Potential
Potential ist einer der beliebteren Begriffe im Kontext Personal und Personalentwicklung: Potentialträger, Potentialentwicklung, Potentialanalyse u.a.m.. Was sind Vor- und Nachteile dieses Begriffs? Zunächst meint er in den meisten Fällen, dass ein Beobachter (also ein PE-Verfahren, ein Vorgesetzter, die HR-Abteilung, ein Headhunter, ein Team) die Hypothese vertritt, dass ein (kommendes) Organisationsmitglied Verhaltensmöglichkeiten hat, die (noch) nicht aktualisiert sind.
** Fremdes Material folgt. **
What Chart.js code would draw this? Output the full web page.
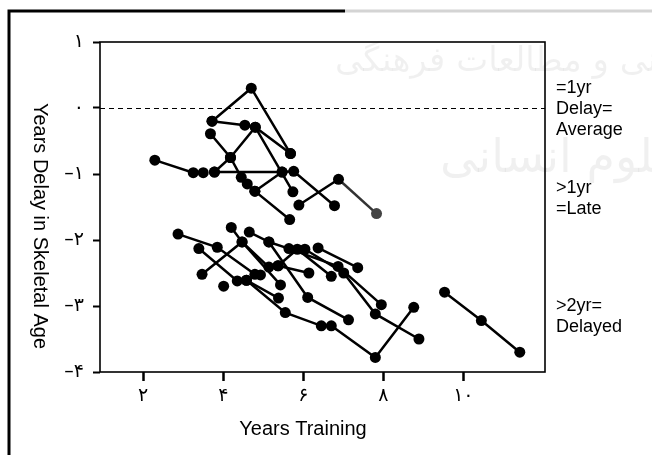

Potentialzuschreibung ist also eine Annahme über die Zukunft. Damit ist sie per se riskant. Sie führt aber meist auch eine sachliche Einschränkung mit sich, weil das Potential an einen Kontext XY gebunden ist – also etwa Führung oder eine bestimmte Funktionsebene oder einen Verantwortungsbereich. Potential ist allerdings immer auch sozial limitiert, da ja die Beobachter des Potentials nie frei von Interessen und eigenen Perspektiven sind und daher auch nie eine „objektive“ Aussage gemacht werden kann. Dennoch verselbständigen sich Potentialzuschreibungen in Organisationen oft. Wer einmal Potential „hat“ (oder auch nicht), der „hat“ es (0der auch nicht), weil die Komplexität der Leitunterscheidung Personal auf diese Weise deutlich reduziert werden kann. Man weiß, auf wen man zu achten hat und auf wen nicht.
Eine meist mitgeführte Annahme ist, dass Personen, denen Potential zugeschrieben wird („Aus Dir wird noch was!“), dies selbst auch so sehen bzw. automatisch motiviert sind, dieses zu entfalten und dorthin zu wollen, wofür sie als geeignet angesehen werden. Es entstehen also einerseits leicht Zugzwänge für die Betroffenen. Andererseits bilden sich auf der psychodynamischen Bühne auch rebellische, verweigernde oder belastende Affekte, die dann eine mögliche Entwicklung eher erschweren.